Lo fundamental sería entonces definir la pasión por el bien del siguiente modo: es aquello que nos impulsa a contemplar acciones buenas, no tanto a ejecutarlas. Pero contemplándolas muy a menudo, "corremos el riesgo" de contagiarnos y empezar a ejecutar nosotros mismos estas acciones. Es decir, la pasión por el bien puede llevarnos a experimentar en carne propia la bondad, que es muy superior, como valor, a la pasión por el bien, lo mismo que el valor veracidad es superior a la pasión por la verdad y el esteticismo centrífugo a la pasión por la belleza.

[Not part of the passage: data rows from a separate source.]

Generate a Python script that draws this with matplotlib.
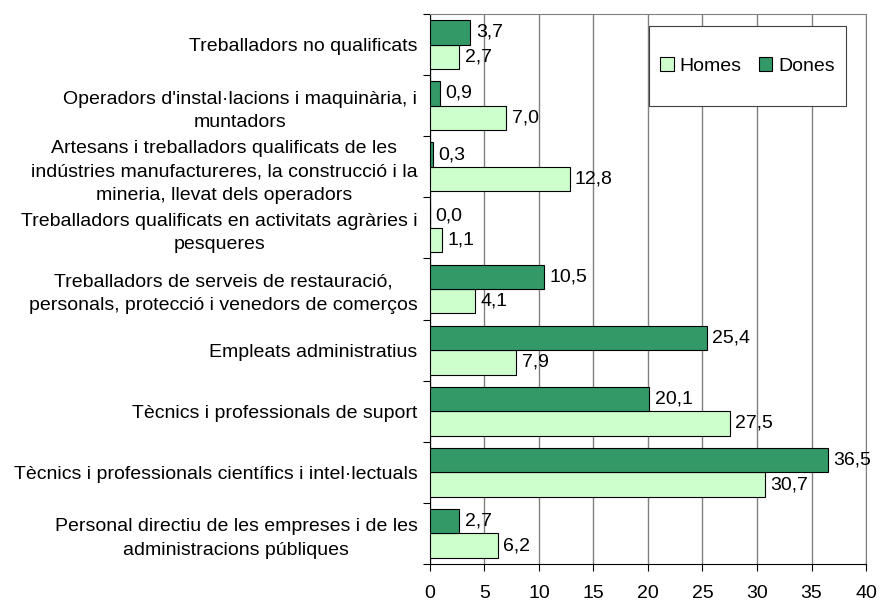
import matplotlib.pyplot as plt
from matplotlib.patches import Rectangle
import numpy as np

plt.rcParams['font.family'] = ['Liberation Sans', 'DejaVu Sans']

# categories from bottom to top
categories = [
    "Personal directiu de les empreses i de les\nadministracions públiques",
    "Tècnics i professionals científics i intel·lectuals",
    "Tècnics i professionals de suport",
    "Empleats administratius",
    "Treballadors de serveis de restauració,\npersonals, protecció i venedors de comerços",
    "Treballadors qualificats en activitats agràries i\npesqueres",
    "Artesans i treballadors qualificats de les\nindústries manufactureres, la construcció i la\nmineria, llevat dels operadors",
    "Operadors d'instal·lacions i maquinària, i\nmuntadors",
    "Treballadors no qualificats",
]
homes = [6.2, 30.7, 27.5, 7.9, 4.1, 1.1, 12.8, 7.0, 2.7]
dones = [2.7, 36.5, 20.1, 25.4, 10.5, 0.0, 0.3, 0.9, 3.7]
xticks = [0, 5, 10, 15, 20, 25, 30, 35, 40]

FS = 14

fig = plt.figure(figsize=(8.8, 6.01), dpi=100)
ax = fig.add_axes([0.4886, 0.0616, 0.4955, 0.9151])

y = np.arange(len(categories))
h = 0.4
b_h = ax.barh(y - h / 2, homes, height=h, color='#CCFFCC', edgecolor='black',
              linewidth=0.8, label='Homes', zorder=3)
b_d = ax.barh(y + h / 2, dones, height=h, color='#339966', edgecolor='black',
              linewidth=0.8, label='Dones', zorder=3)

def fmt(v):
    return f"{v:.1f}".replace('.', ',')

for bars, vals in ((b_h, homes), (b_d, dones)):
    for bar, v in zip(bars, vals):
        ax.text(v + 0.5, bar.get_y() + bar.get_height() / 2, fmt(v),
                va='center', ha='left', fontsize=FS, zorder=4)

ax.set_xlim(0, 40)
ax.set_ylim(-0.5, len(categories) - 0.5)
ax.set_xticks(xticks)
ax.set_xticklabels([str(t) for t in xticks], fontsize=FS)
ax.set_yticks(y)
ax.set_yticklabels(categories, fontsize=FS, multialignment='center',
                   linespacing=1.5)
ax.set_yticks(np.arange(len(categories) + 1) - 0.5, minor=True)
ax.tick_params(axis='y', which='major', length=0, pad=9)
ax.tick_params(axis='y', which='minor', length=5, width=0.8, direction='out')
ax.tick_params(axis='x', length=5, width=0.8, direction='out', pad=10)

ax.grid(axis='x', color='#808080', linewidth=1, zorder=0)
ax.spines['left'].set_color('black')
ax.spines['bottom'].set_color('black')
ax.spines['top'].set_color('#808080')
ax.spines['right'].set_color('#808080')

# legend box
box = Rectangle((0.502, 0.833), 0.452, 0.145, transform=ax.transAxes,
                facecolor='white', edgecolor='#404040', linewidth=0.8,
                zorder=5)
ax.add_patch(box)
leg = ax.legend(handles=[b_h, b_d], ncol=2, loc='center',
                bbox_to_anchor=(0.728, 0.905), fontsize=FS, frameon=False,
                handlelength=0.7, handleheight=0.7, handletextpad=0.3,
                columnspacing=0.9, borderpad=0, borderaxespad=0)
leg.set_zorder(6)

fig.savefig('out.png', dpi=100)
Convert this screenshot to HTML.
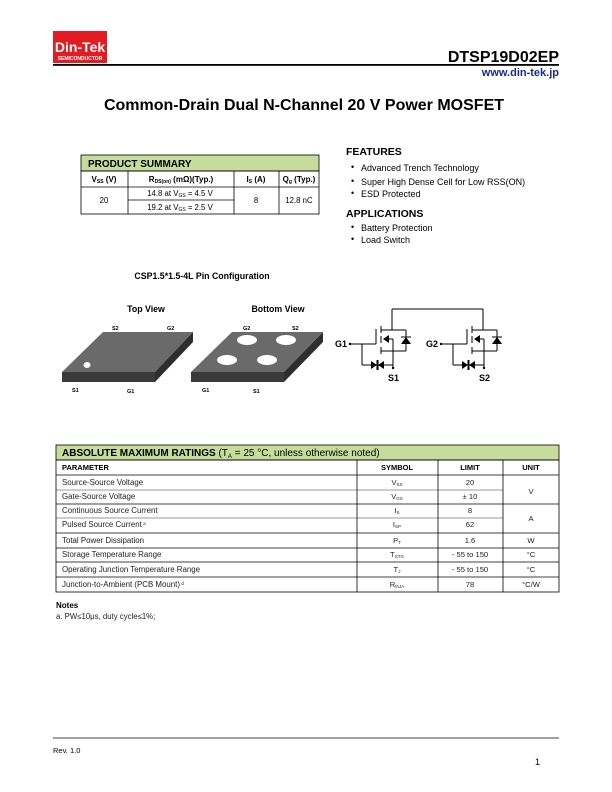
<!DOCTYPE html>
<html><head><meta charset="utf-8"><style>
html,body{margin:0;padding:0;background:#fff;}
svg{display:block;font-family:"Liberation Sans",Arial,sans-serif;}
</style></head><body>
<svg width="612" height="792" viewBox="0 0 612 792" xmlns="http://www.w3.org/2000/svg">
<!-- header -->
<rect x="53" y="31" width="54" height="32" fill="#e31b23"/>
<text x="80" y="52" font-size="14" font-weight="bold" fill="#fff" text-anchor="middle">Din-Tek</text>
<text x="80" y="60" font-size="5" font-weight="bold" fill="#fff" text-anchor="middle">SEMICONDUCTOR</text>
<text x="559" y="62" font-size="16" font-weight="bold" text-anchor="end">DTSP19D02EP</text>
<rect x="53" y="64" width="506" height="1.8" fill="#000"/>
<text x="559" y="76" font-size="11" font-weight="bold" fill="#1a2a8c" text-anchor="end">www.din-tek.jp</text>
<text x="304" y="110" font-size="16" font-weight="bold" text-anchor="middle">Common-Drain Dual N-Channel 20 V Power MOSFET</text>

<!-- product summary -->
<g stroke="#000" stroke-width="0.8" fill="none">
<rect x="81" y="155" width="238" height="16" fill="#c6dc9a"/>
<rect x="81" y="171" width="238" height="43"/>
<line x1="81" y1="187" x2="319" y2="187"/>
<line x1="128" y1="200" x2="234" y2="200"/>
<line x1="128" y1="171" x2="128" y2="214"/>
<line x1="234" y1="171" x2="234" y2="214"/>
<line x1="279" y1="171" x2="279" y2="214"/>
</g>
<text x="88" y="167" font-size="10" font-weight="bold">PRODUCT SUMMARY</text>
<g font-size="8" font-weight="bold" text-anchor="middle">
<text x="104" y="182">V<tspan font-size="5" dy="1">SS</tspan><tspan dy="-1"> (V)</tspan></text>
<text x="181" y="182">R<tspan font-size="5" dy="1">DS(on)</tspan><tspan dy="-1"> (mΩ)(Typ.)</tspan></text>
<text x="256" y="182">I<tspan font-size="5" dy="1">S</tspan><tspan dy="-1"> (A)</tspan></text>
<text x="299" y="182">Q<tspan font-size="5" dy="1">g</tspan><tspan dy="-1"> (Typ.)</tspan></text>
</g>
<g font-size="7.8" text-anchor="middle">
<text x="104" y="203">20</text>
<text x="180" y="196">14.8 at V<tspan font-size="5" dy="1">GS</tspan><tspan dy="-1"> = 4.5 V</tspan></text>
<text x="180" y="210">19.2 at V<tspan font-size="5" dy="1">GS</tspan><tspan dy="-1"> = 2.5 V</tspan></text>
<text x="256" y="203">8</text>
<text x="299" y="203">12.8 nC</text>
</g>

<!-- features -->
<text x="346" y="155" font-size="10.5" font-weight="bold">FEATURES</text>
<g font-size="9">
<text x="351" y="170">•</text><text x="361" y="171">Advanced Trench Technology</text>
<text x="351" y="184">•</text><text x="361" y="185">Super High Dense Cell for Low RSS(ON)</text>
<text x="351" y="196">•</text><text x="361" y="197">ESD Protected</text>
</g>
<text x="346" y="217" font-size="10.5" font-weight="bold">APPLICATIONS</text>
<g font-size="9">
<text x="351" y="230">•</text><text x="361" y="231">Battery Protection</text>
<text x="351" y="242">•</text><text x="361" y="243">Load Switch</text>
</g>

<!-- pin config -->
<text x="202" y="279" font-size="8.8" font-weight="bold" text-anchor="middle">CSP1.5*1.5-4L Pin Configuration</text>
<text x="146" y="312" font-size="8.8" font-weight="bold" text-anchor="middle">Top View</text>
<text x="278" y="312" font-size="8.8" font-weight="bold" text-anchor="middle">Bottom View</text>

<polygon points="103,332 193,332 155,372 62,372" fill="#6a6a6a"/>
<polygon points="62,372 155,372 155,382 62,382" fill="#3a3a3a"/>
<polygon points="155,372 193,332 193,342 155,382" fill="#2e2e2e"/>
<ellipse cx="87" cy="365" rx="3.5" ry="3" fill="#fff"/>
<g font-size="5.5" font-weight="bold">
<text x="112" y="330">S2</text><text x="167" y="330">G2</text>
<text x="72" y="392">S1</text><text x="127" y="393">G1</text>
</g>

<polygon points="232,332 323,332 284,372 191,372" fill="#6a6a6a"/>
<polygon points="191,372 284,372 284,382 191,382" fill="#3a3a3a"/>
<polygon points="284,372 323,332 323,342 284,382" fill="#2e2e2e"/>
<g fill="#fff">
<ellipse cx="247" cy="340" rx="10" ry="5"/><ellipse cx="286" cy="340" rx="10" ry="5"/>
<ellipse cx="227" cy="360" rx="10" ry="5"/><ellipse cx="267" cy="360" rx="10" ry="5"/>
</g>
<g font-size="5.5" font-weight="bold">
<text x="243" y="330">G2</text><text x="292" y="330">S2</text>
<text x="202" y="392">G1</text><text x="253" y="393">S1</text>
</g>

<!-- schematic -->
<line x1="392" y1="309" x2="483" y2="309" stroke="#000" stroke-width="1"/>
<g id="m1">
<g stroke="#000" stroke-width="1" fill="none">
<line x1="350" y1="344" x2="376" y2="344"/>
<line x1="376" y1="329" x2="376" y2="344"/>
<line x1="381" y1="326" x2="381" y2="333"/>
<line x1="381" y1="336" x2="381" y2="343"/>
<line x1="381" y1="347" x2="381" y2="354"/>
<line x1="381" y1="330" x2="406" y2="330"/>
<line x1="392" y1="309" x2="392" y2="330"/>
<line x1="406" y1="330" x2="406" y2="351"/>
<line x1="381" y1="351" x2="406" y2="351"/>
<line x1="384" y1="339" x2="393" y2="339"/>
<line x1="393" y1="339" x2="393" y2="368"/>
<line x1="362" y1="344" x2="362" y2="365"/>
<line x1="362" y1="365" x2="393" y2="365"/>
<line x1="401" y1="337" x2="411" y2="337"/>
<line x1="377" y1="360" x2="377" y2="370"/>
<line x1="378" y1="360" x2="378" y2="370"/>
</g>
<polygon points="401,344 411,344 406,337" fill="#000"/>
<polygon points="383,339 389,335 389,343" fill="#000"/>
<polygon points="371,361 371,369 377,365" fill="#000"/>
<polygon points="384,361 384,369 378,365" fill="#000"/>
<circle cx="350" cy="344" r="1.2" fill="#000"/>
<circle cx="393" cy="368" r="1.2" fill="#000"/>
</g>
<use href="#m1" transform="translate(91,0)"/>
<g font-size="9" font-weight="bold">
<text x="335" y="347">G1</text><text x="426" y="347">G2</text>
<text x="388" y="381">S1</text><text x="479" y="381">S2</text>
</g>

<!-- abs max table -->
<g stroke="#000" stroke-width="0.8" fill="none">
<rect x="56" y="445" width="503" height="15" fill="#c6dc9a"/>
<rect x="56" y="460" width="503" height="132"/>
<line x1="56" y1="475" x2="559" y2="475"/>
<line x1="56" y1="490" x2="503" y2="490" stroke-width="0.4"/>
<line x1="56" y1="504" x2="559" y2="504"/>
<line x1="56" y1="518" x2="503" y2="518" stroke-width="0.4"/>
<line x1="56" y1="533" x2="559" y2="533"/>
<line x1="56" y1="548" x2="559" y2="548"/>
<line x1="56" y1="562" x2="559" y2="562"/>
<line x1="56" y1="577" x2="559" y2="577"/>
<line x1="357" y1="460" x2="357" y2="592"/>
<line x1="438" y1="460" x2="438" y2="592"/>
<line x1="503" y1="460" x2="503" y2="592"/>
</g>
<text x="62" y="456" font-size="10"><tspan font-weight="bold">ABSOLUTE MAXIMUM RATINGS</tspan> (T<tspan font-size="6" dy="2">A</tspan><tspan dy="-2"> = 25 °C, unless otherwise noted)</tspan></text>
<g font-size="7.5" font-weight="bold">
<text x="62" y="470">PARAMETER</text>
<text x="397" y="470" text-anchor="middle">SYMBOL</text>
<text x="470" y="470" text-anchor="middle">LIMIT</text>
<text x="531" y="470" text-anchor="middle">UNIT</text>
</g>
<g font-size="7.9" fill="#222">
<text x="62" y="485">Source-Source Voltage</text>
<text x="62" y="499">Gate-Source Voltage</text>
<text x="62" y="513">Continuous Source Current</text>
<text x="62" y="527">Pulsed Source Current<tspan font-size="4.5" dy="-2"> a</tspan></text>
<text x="62" y="543">Total Power Dissipation</text>
<text x="62" y="557">Storage Temperature Range</text>
<text x="62" y="572">Operating Junction Temperature Range</text>
<text x="62" y="587">Junction-to-Ambient (PCB Mount)<tspan font-size="4.5" dy="-2"> d</tspan></text>
</g>
<g font-size="7.6" fill="#222" text-anchor="middle">
<text x="397" y="485">V<tspan font-size="4.5" dy="1">SS</tspan></text>
<text x="397" y="499">V<tspan font-size="4.5" dy="1">GS</tspan></text>
<text x="397" y="513">I<tspan font-size="4.5" dy="1">S</tspan></text>
<text x="397" y="527">I<tspan font-size="4.5" dy="1">SP</tspan></text>
<text x="397" y="543">P<tspan font-size="4.5" dy="1">T</tspan></text>
<text x="397" y="557">T<tspan font-size="4.5" dy="1">STG</tspan></text>
<text x="397" y="572">T<tspan font-size="4.5" dy="1">J</tspan></text>
<text x="397" y="587">R<tspan font-size="4.5" dy="1">thJA</tspan></text>
<text x="470" y="485">20</text>
<text x="470" y="499">± 10</text>
<text x="470" y="513">8</text>
<text x="470" y="527">62</text>
<text x="470" y="543">1.6</text>
<text x="470" y="557">- 55 to 150</text>
<text x="470" y="572">- 55 to 150</text>
<text x="470" y="587">78</text>
<text x="531" y="494">V</text>
<text x="531" y="521">A</text>
<text x="531" y="543">W</text>
<text x="531" y="557">°C</text>
<text x="531" y="572">°C</text>
<text x="531" y="587">°C/W</text>
</g>
<text x="56" y="608" font-size="8" font-weight="bold">Notes</text>
<text x="56" y="619" font-size="7.8" fill="#222">a.  PW≤10μs, duty cycle≤1%;</text>

<!-- footer -->
<line x1="53" y1="738" x2="559" y2="738" stroke="#000" stroke-width="0.8"/>
<text x="53" y="753" font-size="7.5">Rev. 1.0</text>
<text x="535" y="765" font-size="9">1</text>
</svg>
</body></html>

¿Y qué es el amor metafísico? Es el sentimiento que las personas buenas experimentan cuando "apuntan" con su bondad a otra persona. Y difiere de la pasión por el bien en que ésta se detiene únicamente en la contemplación de los buenos, mientras que el amor metafísico prefiere, cuanto más puro es, recalar en la contemplación de los impuros, de los malvados, de los enfermos, de los deformes, de los trastornados... porque sólo así, contemplándolos y amándolos, podrán estos sujetos deshacerse de sus disvalores. Sólo el amor salva[2].



[1] Scheler lo explica del siguiente modo: “El sistema de impulsos [lo que yo llamaría la inclinación temperamental] es decisivo, 1) para la forma real de suscitarse el acto de amor, 2) para la elección y orden de la elección de los valores, pero no para el acto de amor y su contenido (cualidades de valor), ni para la altura del valor y su puesto en el orden jerárquico de los valores. Dicho con una imagen: los movimientos impulsivos son, por decirlo así, las antorchas que arrojan su resplandor sobre los contenidos de valor objetivamente existentes que pueden resultar determinantes de los objetos del amor. Por eso la relación que en principio tiene el "amor" con el "impulso" no es en general una relación de producción positiva, como si el impulso produjera amor o éste "saliese de aquél", sino una relación de limitación y de selección; [...] no es una relación causal, sino una relación de relatividad de la existencia: seres vivos empíricos reales de una determinada constitución sólo son capaces de amar lo que es al mismo tiempo relativamente a su particular sistema de impulsos llamativo e importante para ellos" (ibíd., secc. B, cap. VI, 1).
[2] Esto es fundamentalmente --aunque no exclusivamente-- verdadero en el caso de los disvalores éticos. "La existencia de un malo --dice Scheler-- está siempre fundada [...] en la culpable falta de amor de todos al portador del mal. Pues como el amor determina un amor recíproco en cuanto es visto [...], toda existencia de un malo está necesariamente condicionada también por la falta del amor recíproco, pero ésta lo está por una falta de amor primitivo" (Esencia y formas de la simpatía, secc. B, cap. II).